AVANT-PROPOS

Mesdames, Messieurs,

Chaque année, à l'occasion de l'examen du projet de loi de finances, la commission des affaires sociales du Sénat porte une attention particulière à l'activité de la Mission interministérielle de lutte contre les drogues et les conduites addictives (Mildeca). Si les incidences budgétaires en sont limitées, au regard du volume du budget de l'État, de celui de la protection sociale ou même de l'ensemble des moyens consacrés à la lutte contre les addictions par les acteurs concernés, les enjeux sanitaires et sociaux liés à cette politique publique justifient un suivi exigeant de l'action gouvernementale en la matière.

Chargée d' animer et de coordonner les initiatives de l'État en matière de lutte contre l'usage de stupéfiants et les addictions , la Mildeca traverse une période de transition. Après avoir connu un changement à sa tête, le départ à la retraite de sa présidente, Mme Danièle Jourdain-Menninger, le 1 er mars 2017 ayant conduit à son remplacement à cette date par M. Nicolas Prisse, elle doit désormais élaborer, en collaboration avec les ministères compétents, la nouvelle stratégie pluriannuelle qui doit prendre le relais du plan gouvernemental de lutte contre les drogues et les conduites addictives 2013-2017.

La Mildeca voit ses capacités d'action contraintes par son budget , en léger recul en 2018 par rapport à 2017 (- 1,4 %) et qui connaîtra l'an prochain sa sixième année consécutive de baisse. Ses opérateurs , l'observatoire français des drogues et des toxicomanies (OFDT) et le centre interministériel de formation anti-drogue (Cifad), restent fragilisés après avoir subi ces dernières années une forte diminution de leurs ressources, même si le montant de leurs subventions pour charges de service public est inchangé en 2018. Indispensables et unanimement reconnus dans leurs domaines d'activité respectifs, ces deux organismes doivent être confortés et renforcés .

Cette situation ne doit pas pour autant pousser la Mildeca à renoncer à l' approche intégrée qui caractérise la politique française de lutte contre les addictions et repose tout autant sur la prévention, la réduction des risques et le soin que sur l'application de la loi, c'est-à-dire la sanction de l'usage et du trafic de stupéfiants. Dès lors, il lui appartient de concentrer son action sur les publics les plus à risque et surtout de corriger les insuffisances des politiques menées jusqu'à ce jour.

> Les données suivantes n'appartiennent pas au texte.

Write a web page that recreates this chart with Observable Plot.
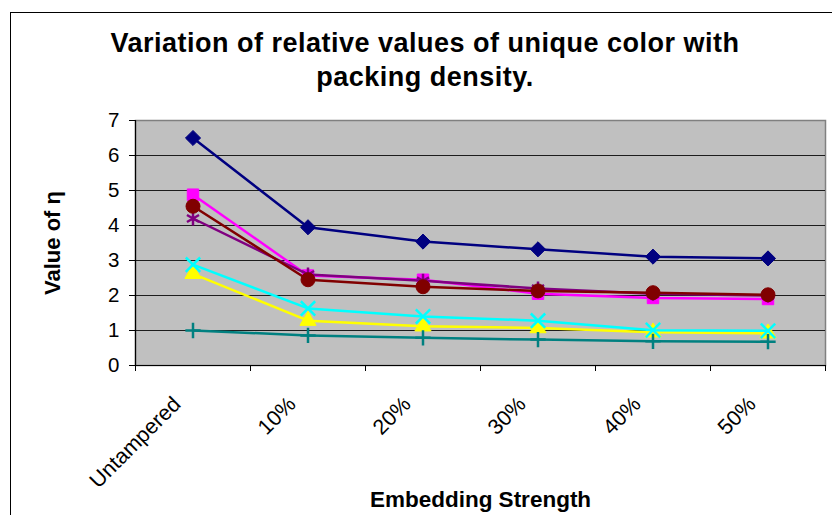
<!DOCTYPE html>
<html><head><meta charset="utf-8">
<script src="https://cdn.jsdelivr.net/npm/d3@7"></script>
<script src="https://cdn.jsdelivr.net/npm/@observablehq/plot@0.6"></script>
<style>
body{margin:0;background:#fff;font-family:Arial,"Liberation Sans",sans-serif;}
#wrap{position:relative;width:832px;height:515px;overflow:hidden;}
#border{position:absolute;left:10px;top:12px;width:830px;height:520px;border:1px solid #000;box-sizing:border-box;pointer-events:none;}
#title{position:relative;height:108px;box-sizing:border-box;padding-top:26px;padding-left:18px;text-align:center;font-weight:bold;font-size:27px;letter-spacing:0.5px;line-height:34px;color:#000;}
#chart{position:relative;}
</style></head><body>
<div id="wrap"><div id="border"></div>
<div id="title">Variation of relative values of unique color with<br>packing density.</div>
<div id="chart"></div></div>
<script>
const categories = ["Untampered","10%","20%","30%","40%","50%"];
const yTicks = [0,1,2,3,4,5,6,7];
const navyDiamond   = [6.5, 3.95, 3.54, 3.32, 3.11, 3.06];
const magentaSquare = [4.88, 2.57, 2.45, 2.05, 1.93, 1.9];
const yellowTriangle= [2.62, 1.28, 1.12, 1.07, 0.95, 0.92];
const cyanX         = [2.88, 1.63, 1.4, 1.28, 1.01, 0.99];
const purpleStar    = [4.2, 2.6, 2.42, 2.2, 2.05, 2.0];
const maroonCircle  = [4.55, 2.45, 2.25, 2.13, 2.08, 2.02];
const tealPlus      = [1.0, 0.86, 0.79, 0.74, 0.69, 0.68];
const xTitle = "Embedding Strength";
const yTitle = "Value of η";

const series = [
  {values: navyDiamond,    color:"#000080", symbol:"diamond2", r:6.8, filled:true},
  {values: magentaSquare,  color:"#FF00FF", symbol:"square2",  r:7.3, filled:true},
  {values: yellowTriangle, color:"#FFFF00", symbol:"triangle", r:6,   filled:true},
  {values: cyanX,          color:"#00FFFF", symbol:"times",    r:6.6, filled:false},
  {values: purpleStar,     color:"#800080", symbol:"asterisk", r:6.6, filled:false},
  {values: maroonCircle,   color:"#800000", symbol:"circle",   r:7,   filled:true},
  {values: tealPlus,       color:"#008080", symbol:"plus",     r:5,   filled:false}
];

const marks = [
  Plot.frame({fill:"#C0C0C0", stroke:"#808080", strokeWidth:1.5}),
  Plot.ruleY(yTicks.filter(t => t > 0 && t < 7), {stroke:"#000", strokeWidth:1, strokeOpacity:0.85}),
  Plot.ruleX([0], {stroke:"#000", strokeWidth:1.2}),
  Plot.ruleY([0], {stroke:"#000", strokeWidth:1.2}),
  Plot.axisY({ticks: yTicks, tickSize:6, tickFormat: () => "", label:null}),
  Plot.text(yTicks, {y: d => d, frameAnchor:"left", textAnchor:"end", lineAnchor:"middle", dx:-16, fontSize:20.5}),
  Plot.axisX({ticks: d3.range(0, categories.length + 1), tickSize:6, tickFormat: () => "", label:null}),
  Plot.text(categories, {x: (d, i) => i + 0.5, frameAnchor:"bottom", lineAnchor:"bottom", rotate:-45, textAnchor:"end", dx:-11, dy:40, fontSize:21.5}),
  Plot.text([xTitle], {frameAnchor:"bottom", lineAnchor:"middle", textAnchor:"middle", dx:0, dy:134, fontSize:22.5, fontWeight:"bold"}),
  Plot.text([yTitle], {y: [3.5], frameAnchor:"left", lineAnchor:"middle", textAnchor:"middle", rotate:-90, dx:-83, fontSize:22, fontWeight:"bold"})
];

series.forEach(s => {
  const rows = s.values.map((v, i) => ({x: i + 0.5, y: v}));
  marks.push(Plot.line(rows, {x:"x", y:"y", stroke:s.color, strokeWidth:2.5}));
  marks.push(Plot.dot(rows, {x:"x", y:"y", symbol:() => s.symbol, r:s.r,
    fill: s.filled ? s.color : "none", stroke: s.color, strokeWidth: s.filled ? 1 : 2.5}));
});

const chart = Plot.plot({
  width: 832, height: 407,
  marginLeft: 135, marginRight: 7, marginTop: 12, marginBottom: 150,
  x: {domain:[0, categories.length], axis:null},
  y: {domain:[0, 7], axis:null},
  symbol: {type:"identity"},
  style: {fontFamily:"Arial, 'Liberation Sans', sans-serif", color:"#000", background:"transparent", overflow:"visible"},
  marks
});
document.getElementById("chart").appendChild(chart);
</script>
</body></html>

Ces dernières années, une expérimentation à la portée géographique limitée et concernant une population restreinte, celle de deux salles de consommation à moindre risque (SCMR) à Paris et à Strasbourg, a monopolisé le débat public sur la question des addictions, éclipsant d'autres problématiques liées à la toxicomanie pourtant essentielles en matière de santé publique et de maintien de l'ordre public. Il convient désormais de laisser cette expérimentation se poursuivre jusqu'à son terme et d'améliorer l'efficacité de la politique de lutte contre les drogues.

Cela devrait passer notamment par un changement de paradigme dans la réponse pénale à l'usage simple de stupéfiants , appelé de ses voeux par votre commission depuis plusieurs années. Le caractère dissuasif de la peine d'emprisonnement d'un an accompagnée de 3 750 euros d'amende, en vigueur depuis 1970 1 ( * ) , a disparu, celle-ci n'étant dans les faits pas appliquée et remplacée par des alternatives aux poursuites. La contraventionnalisation de cette infraction permettrait une sanction immédiate de ces comportements et en ferait ressentir à leurs auteurs les conséquences pécuniaires. Alors que le Gouvernement a annoncé engager une réflexion sur ce sujet, il est indispensable qu'elle soit menée dans les meilleurs délais afin de mettre un terme à l'immobilisme sur cette question essentielle.

Votre commission des affaires sociales fonde de grands espoirs dans la future politique interministérielle de lutte contre les drogues et les conduites addictives, telle qu'elle sera prochainement définie par la Mildeca. Alors que les insuffisances des pratiques antérieures sont connues et que les défis à relever sont clairement identifiés, le Gouvernement ne peut se permettre de négliger la lutte contre les addictions ou de reconduire sans changement les stratégies passées. Il lui incombe désormais de traduire, dans le champ des addictions, le discours de rupture tenu au plus haut sommet de l'État.


* 1 Art. L. 3421-1 du code de la santé publique.